Les fantasmes de centrales au charbon allumées pour compenser les fermetures de centrales apparaissent donc totalement injustifiés. L’Association négaWatt, qui propose un scénario global de transition énergétique avec réduction massive des émissions de gaz à effet de serre et un abandon progressif du nucléaire, préconise d’ailleurs la fermeture de 35 réacteurs à l’échéance 2025 !

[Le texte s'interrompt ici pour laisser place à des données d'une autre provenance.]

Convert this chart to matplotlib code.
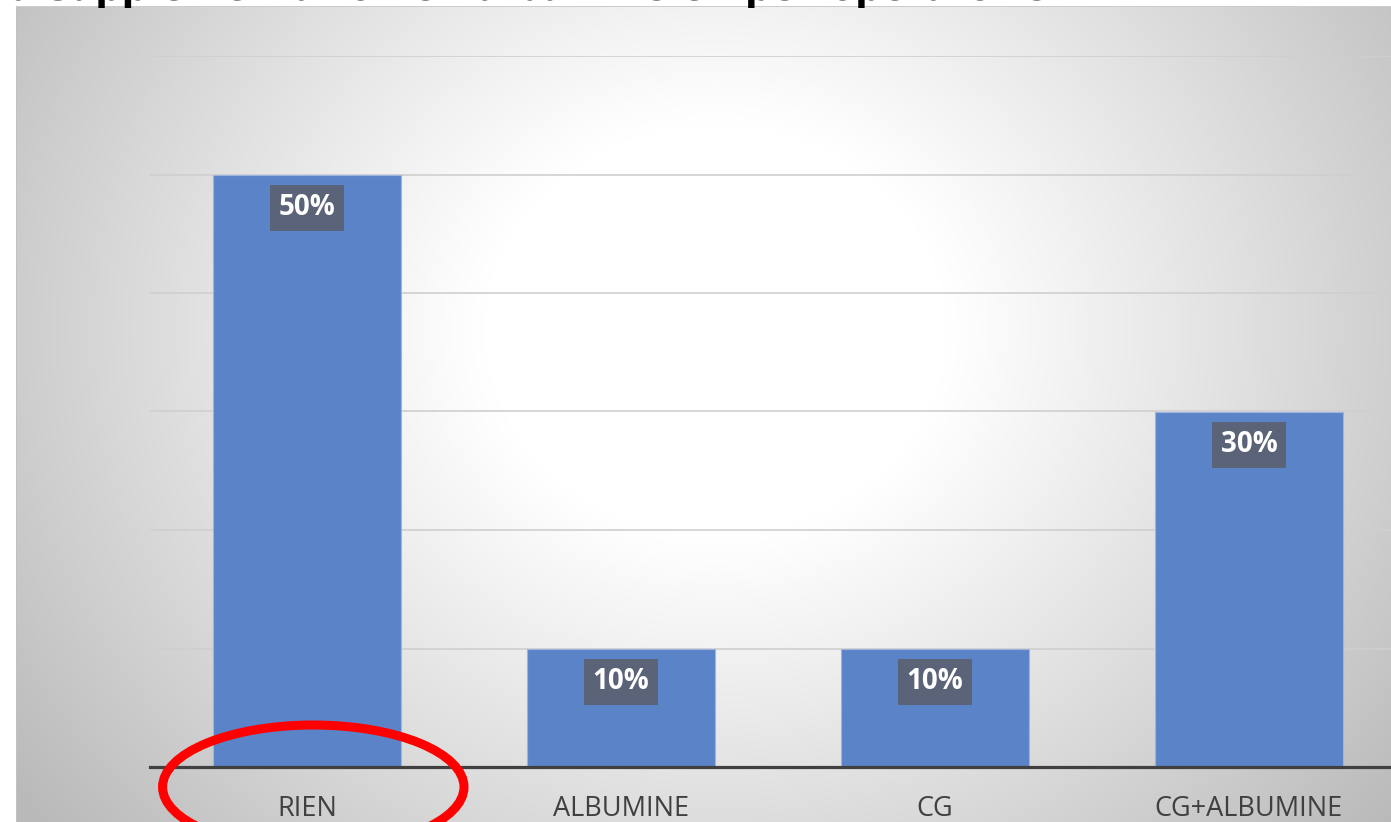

Si l’arrêt de 25 réacteurs peut suffire si on se cantonne à respecter l’objectif de réduction de la part du nucléaire, on ne peut s’en contenter en terme de sûreté. D’ici 2025, une trentaine de réacteurs auront atteint ou dépassé les 40 ans de fonctionnement, ce qui reviendrait à dépasser la durée pour laquelle certains équipements ont été conçus. Un parc nucléaire réduit mais prolongé ne supprimera pas le risque d’accident ; pour pouvoir l’écarter définitivement, une sortie complète du nucléaire est nécessaire.
Notes
[1] Voir l’article Fessenheim, chronique d’une non-fermeture (Revue Sortir du nucléaire n°74). Le décret de fermeture de Fessenheim signé en avril 2017 ne comprend pas de date et conditionne son arrêt à la mise en service de l’EPR de Flamanville... ainsi qu’au fait qu’aucune centrale de puissance équivalente n’ait fermé entre-temps ! La fermeture officielle de la centrale n’est donc pas pour demain. Situation d’autant plus absurde que le réacteur n°2 de Fessenheim, à l’arrêt depuis plus d’un an, ne redémarrera sans doute jamais.